Dividends received are income. In a corporate dissolution payments made to holders of cumulative preferred shares in accordance with the contractual preference are, in a legalistic sense, dividends although wholly paid out of capital; but we are entirely satisfied that the testator used the word “income” in the sense of recurrent payments made to the holders of the company’s securities from earnings or surplus, and not in the sense of a distribution of capital in dissolution. Technically, the transaction or proceeding by which the trustees received value in exchange for the surrender of the trust shares was not a sale. Essentially, it was a sale, and, for the accomplishment of the testator’s purpose, must be so regarded.

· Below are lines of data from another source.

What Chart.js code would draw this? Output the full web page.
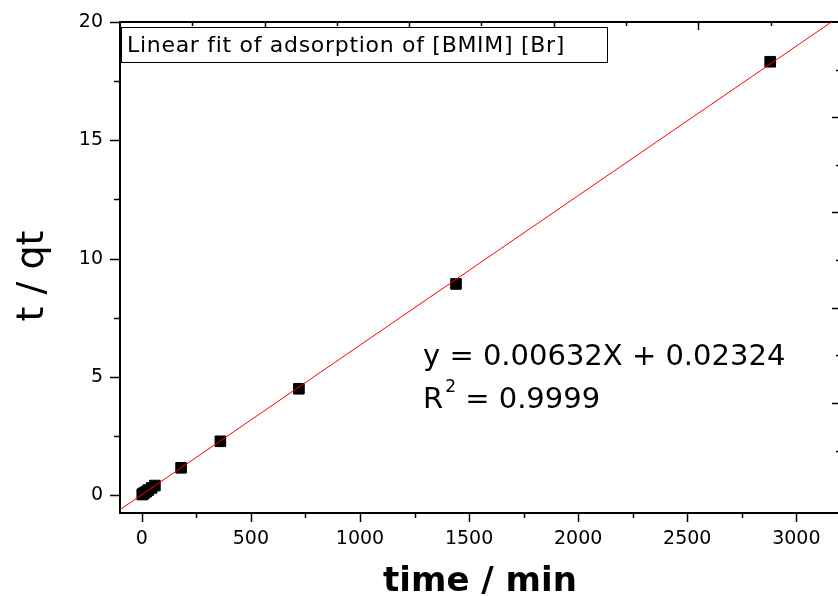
<!DOCTYPE html>
<html>
<head>
<meta charset="utf-8">
<script src="https://cdn.jsdelivr.net/npm/chart.js@4.4.0/dist/chart.umd.min.js"></script>
<style>
  html, body { margin: 0; padding: 0; background: #fff; overflow: hidden; }
  #wrap { width: 838px; height: 596px; overflow: hidden; }
</style>
</head>
<body>
<div id="wrap"><canvas id="chart" width="850" height="596"></canvas></div>
<script>
// --- data ---
const timeMin = [2, 5, 10, 20, 30, 45, 60, 180, 360, 720, 1440, 2880];
const tOverQt = [0.03, 0.05, 0.09, 0.15, 0.22, 0.31, 0.41, 1.16, 2.28, 4.50, 8.93, 18.32];
// ends of the fitted line (y = 0.00632X + 0.02324)
const fitX = [-100, 3200];
const fitY = [-0.609, 20.247];
// tick positions and the labelled ones
const xTickValues = [0, 250, 500, 750, 1000, 1250, 1500, 1750, 2000, 2250, 2500, 2750, 3000];
const xTickLabels = [0, 500, 1000, 1500, 2000, 2500, 3000];
const yTickValues = [0, 2.5, 5, 7.5, 10, 12.5, 15, 17.5, 20];
const yTickLabels = [0, 5, 10, 15, 20];
// frame ticks of the top and right axes (no labels)
const frameTickValues = [1, 2, 3, 4, 5, 6, 7, 8, 9];

const legendText = 'Linear fit of adsorption of [BMIM] [Br]';
const eqText = 'y = 0.00632X + 0.02324';
const r2Text = ' = 0.9999';
const yTitle = 't / qt';

const FONT = '"DejaVu Sans", sans-serif';
Chart.defaults.color = '#000';
Chart.defaults.font.family = FONT;

function line(ctx, x1, y1, x2, y2) {
  ctx.beginPath();
  ctx.moveTo(x1, y1);
  ctx.lineTo(x2, y2);
  ctx.stroke();
}

function setTicks(values) {
  return s => { s.ticks = values.map(v => ({value: v})); };
}

// ticks (major / minor), inner ticks on top and right, legend box, y title and fit equation
const framePlugin = {
  id: 'frame',
  afterDraw(chart) {
    const ctx = chart.ctx;
    const {x, y, x2, y2} = chart.scales;
    const area = chart.chartArea;
    ctx.save();
    ctx.strokeStyle = '#000';
    ctx.lineWidth = 1.5;
    x.ticks.forEach(t => {
      const px = Math.round(x.getPixelForValue(t.value)) + 0.5;
      const len = xTickLabels.includes(t.value) ? 9 : 5;
      line(ctx, px, area.bottom, px, area.bottom + len);
    });
    y.ticks.forEach(t => {
      const py = Math.round(y.getPixelForValue(t.value)) + 0.5;
      const len = yTickLabels.includes(t.value) ? 10 : 6;
      line(ctx, area.left, py, area.left - len, py);
    });
    x2.ticks.forEach(t => {
      const px = Math.round(x2.getPixelForValue(t.value)) + 0.5;
      const len = t.value % 2 === 0 ? 8 : 4;
      line(ctx, px, area.top, px, area.top + len);
    });
    y2.ticks.forEach(t => {
      const py = Math.round(y2.getPixelForValue(t.value)) + 0.5;
      const len = t.value % 2 === 0 ? 8 : 4;
      line(ctx, area.right, py, area.right - len, py);
    });

    // y axis title, sits a little below the middle of the axis
    ctx.fillStyle = '#000';
    ctx.save();
    ctx.translate(33, 276);
    ctx.rotate(-Math.PI / 2);
    ctx.textAlign = 'center';
    ctx.textBaseline = 'middle';
    ctx.font = '38px ' + FONT;
    ctx.fillText(yTitle, 0, 0);
    ctx.restore();

    // legend box
    ctx.lineWidth = 1;
    ctx.fillStyle = '#fff';
    ctx.fillRect(area.left + 1, 27, 486, 35);
    ctx.strokeRect(area.left + 1.5, 27.5, 486, 35);
    ctx.fillStyle = '#000';
    ctx.textBaseline = 'alphabetic';
    ctx.textAlign = 'left';
    ctx.font = '22px ' + FONT;
    ctx.letterSpacing = '0.7px';
    ctx.fillText(legendText, 127, 52);
    ctx.letterSpacing = '0px';

    // equation
    ctx.font = '29px ' + FONT;
    ctx.fillText(eqText, 423, 365);
    ctx.fillText('R', 423, 408);
    const rw = ctx.measureText('R').width;
    ctx.font = '17px ' + FONT;
    ctx.fillText('2', 423 + rw + 2, 392);
    const sw = ctx.measureText('2').width;
    ctx.font = '29px ' + FONT;
    ctx.fillText(r2Text, 423 + rw + sw + 2, 408);
    ctx.restore();
  }
};

const ctxChart = document.getElementById('chart');
new Chart(ctxChart, {
  type: 'scatter',
  data: {
    datasets: [
      {
        label: 'fit',
        type: 'line',
        data: fitX.map((v, i) => ({x: v, y: fitY[i]})),
        borderColor: '#ff0000',
        borderWidth: 1,
        pointRadius: 0,
        fill: false,
        order: 0
      },
      {
        label: 't / qt',
        data: timeMin.map((v, i) => ({x: v, y: tOverQt[i]})),
        pointStyle: 'rect',
        pointRadius: 7.5,
        backgroundColor: '#000',
        borderColor: '#000',
        borderWidth: 1,
        order: 1
      }
    ]
  },
  options: {
    responsive: false,
    animation: false,
    events: [],
    layout: { padding: 0 },
    plugins: { legend: { display: false }, tooltip: { enabled: false } },
    scales: {
      x: {
        type: 'linear', position: 'bottom',
        min: -100, max: 3200,
        afterBuildTicks: setTicks(xTickValues),
        afterFit: s => { s.height = 83; },
        border: { display: true, color: '#000', width: 2 },
        grid: { display: true, drawOnChartArea: false, drawTicks: true, tickLength: 9, tickColor: 'transparent' },
        ticks: {
          autoSkip: false, maxRotation: 0, padding: 6,
          font: { size: 19 },
          callback: v => xTickLabels.includes(v) ? String(v) : ''
        },
        title: {
          display: true, text: 'time / min',
          font: { size: 34, weight: 'bold', lineHeight: 0.8 },
          padding: 0
        }
      },
      y: {
        type: 'linear', position: 'left',
        min: -0.75, max: 20,
        afterBuildTicks: setTicks(yTickValues),
        afterFit: s => { s.width = 120; },
        border: { display: true, color: '#000', width: 2 },
        grid: { display: true, drawOnChartArea: false, drawTicks: true, tickLength: 10, tickColor: 'transparent' },
        ticks: {
          autoSkip: false, padding: 7,
          font: { size: 19 },
          callback: v => yTickLabels.includes(v) ? String(v) : ''
        },
        title: { display: false }
      },
      x2: {
        type: 'linear', position: 'top',
        min: 0, max: 9.96,
        afterBuildTicks: setTicks(frameTickValues),
        afterFit: s => { s.height = 22; },
        border: { display: true, color: '#000', width: 2 },
        grid: { display: false },
        ticks: { display: false }
      },
      y2: {
        type: 'linear', position: 'right',
        min: 0, max: 10.31, reverse: true,
        afterBuildTicks: setTicks(frameTickValues),
        afterFit: s => { s.width = 10; },
        border: { display: true, color: '#000', width: 2 },
        grid: { display: false },
        ticks: { display: false }
      }
    }
  },
  plugins: [framePlugin]
});
</script>
</body>
</html>
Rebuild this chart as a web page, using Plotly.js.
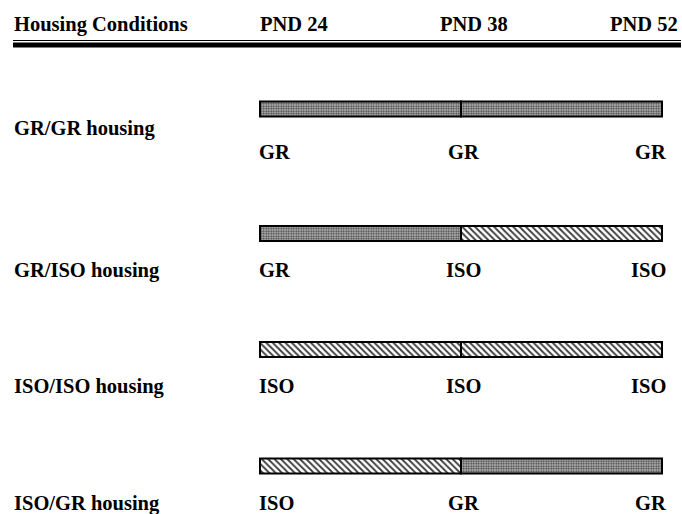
<!DOCTYPE html>
<html>
<head>
<meta charset="utf-8">
<script src="https://cdn.plot.ly/plotly-3.0.1.min.js"></script>
<style>html,body{margin:0;padding:0;background:#fff;}</style>
</head>
<body>
<div id="chart" style="width:682px;height:514px;"></div>
<script>
// ---- data ----
var groups = ["GR/GR housing", "GR/ISO housing", "ISO/ISO housing", "ISO/GR housing"];
var timepoints = [24, 38, 52];
var timeLabels = ["PND 24", "PND 38", "PND 52"];
var phase1 = ["GR", "GR", "ISO", "ISO"];   // PND 24-38
var phase2 = ["GR", "ISO", "ISO", "GR"];   // PND 38-52
var stageLabels = [
  ["GR", "GR", "GR"],
  ["GR", "ISO", "ISO"],
  ["ISO", "ISO", "ISO"],
  ["ISO", "GR", "GR"]
];
var headerText = "Housing Conditions";

// ---- layout (positions in vertical px-units) ----
var barY = [109, 233.5, 349.5, 466];
var groupLabelY = [128, 270, 386, 503];
var stageLabelY = [152, 270, 386, 503];

var styles = {
  GR: {shape: ".", bgcolor: "#c4c4c4", fgcolor: "#4a4a4a", size: 2.5, solidity: 0.5},
  ISO: {shape: "\\", bgcolor: "#ffffff", fgcolor: "#3a3a3a", size: 4.5, solidity: 0.4}
};

var traces = [];
["GR", "ISO"].forEach(function (cond) {
  [phase1, phase2].forEach(function (phase, pi) {
    var ys = [], xs = [], bases = [];
    phase.forEach(function (c, i) {
      if (c === cond) {
        ys.push(barY[i]);
        bases.push(timepoints[pi]);
        xs.push(timepoints[pi + 1] - timepoints[pi]);
      }
    });
    if (ys.length) {
      traces.push({
        type: "bar", orientation: "h", y: ys, x: xs, base: bases,
        width: 15, showlegend: false, hoverinfo: "skip",
        marker: {color: styles[cond].bgcolor, pattern: styles[cond], line: {color: "#000", width: 2}}
      });
    }
  });
});

var font = {family: "Liberation Serif, Times New Roman, serif", size: 20.5, color: "#000"};
var ann = [];
ann.push({text: "<b>" + headerText + "</b>", xref: "paper", yref: "y", x: 12 / 682, y: 24, xanchor: "left", yanchor: "middle", showarrow: false, font: font});
var hdrAnchor = ["left", "left", "right"];
var hdrShift = [-2, -23, 18];
timeLabels.forEach(function (t, i) {
  ann.push({text: "<b>" + t + "</b>", x: timepoints[i], y: 24, xref: "x", yref: "y", xanchor: hdrAnchor[i], xshift: hdrShift[i], yanchor: "middle", showarrow: false, font: font});
});
groups.forEach(function (g, i) {
  ann.push({text: "<b>" + g + "</b>", xref: "paper", yref: "y", x: 12 / 682, y: groupLabelY[i], xanchor: "left", yanchor: "middle", showarrow: false, font: font});
  var anch = ["left", "center", "right"];
  var sh = [-3, 2, 6];
  stageLabels[i].forEach(function (s, j) {
    ann.push({text: "<b>" + s + "</b>", x: timepoints[j], y: stageLabelY[i], xref: "x", yref: "y", xanchor: anch[j], xshift: sh[j], yanchor: "middle", showarrow: false, font: font});
  });
});

var x0 = 24 - 260 * 14 / 201, x1 = 24 + 422 * 14 / 201;
var layout = {
  width: 682, height: 514,
  margin: {l: 0, r: 0, t: 0, b: 0},
  paper_bgcolor: "#fff", plot_bgcolor: "#fff",
  barmode: "overlay",
  xaxis: {range: [x0, x1], visible: false, fixedrange: true},
  yaxis: {range: [514, 0], visible: false, fixedrange: true},
  annotations: ann,
  shapes: [
    {type: "line", xref: "paper", yref: "y", x0: 13 / 682, x1: 681 / 682, y0: 40.5, y1: 40.5, line: {color: "#000", width: 1.2}},
    {type: "line", xref: "paper", yref: "y", x0: 13 / 682, x1: 681 / 682, y0: 45, y1: 45, line: {color: "#000", width: 5}}
  ]
};
Plotly.newPlot("chart", traces, layout, {displayModeBar: false, staticPlot: true});
</script>
</body>
</html>
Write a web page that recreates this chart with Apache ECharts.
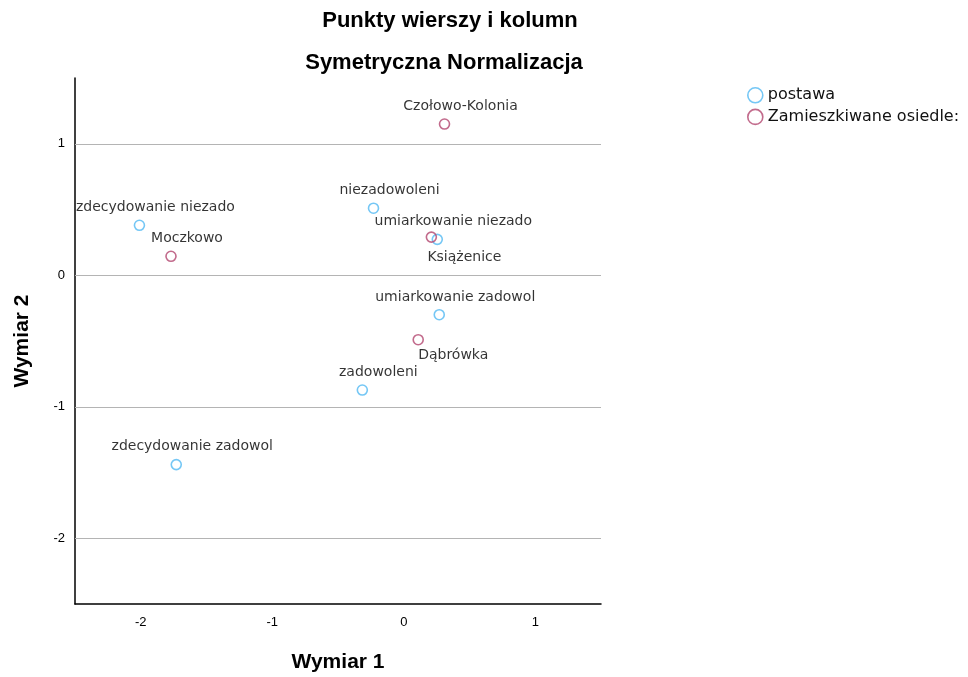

It is generally recognized that a will is to be examined in an effort to discover a rational scheme of disposition, or dominant purpose, and if found, to. give it effect, even though it is necessary to give to the words used a meaning other than they ordinarily bear, unless prevented by some positive rule of law. Seligman v. Seligman, 89 Misc. 194, 151 N.Y.S. 889; In re Puett’s Estate, 1 Cal. 2d 131, 33 P. 2d 825; Green v. Allen, 132 Me. 256, 170 A. 504. This is no more than stating the principle that the testator’s intention must be given effect if it is clearly ascertainable from the language of the will and the surrounding circumstances.

In conferring full voting powers on the trustees for special purposes, the testator made no mention of a proceeding in dissolution. The doctrine of implied exclusion as a result of express mention, while a valuable aid in the discovery of intention in a proper case, ought not to be permitted to defeat the testator’s manifest design and purpose to have the trustees hold in entirety as the corpus of the trust whatever was received by them for the shares of stock bequeathed to them as an entirety, whatever the method of the disposal of the shares.

It follows that the sum of $696,980.55 and the 1,369 shares of stock in the new corporation received by the trustees from the receivers in dissolution constitute the corpus of the trust under Item 8 of the testator’s will.

Having reached this conclusion, it is unnecessary to consider the other questions at issue in this appeal.

The decree of the court below is reversed and the cause is remanded for such action in conformity herewith as may be necessary.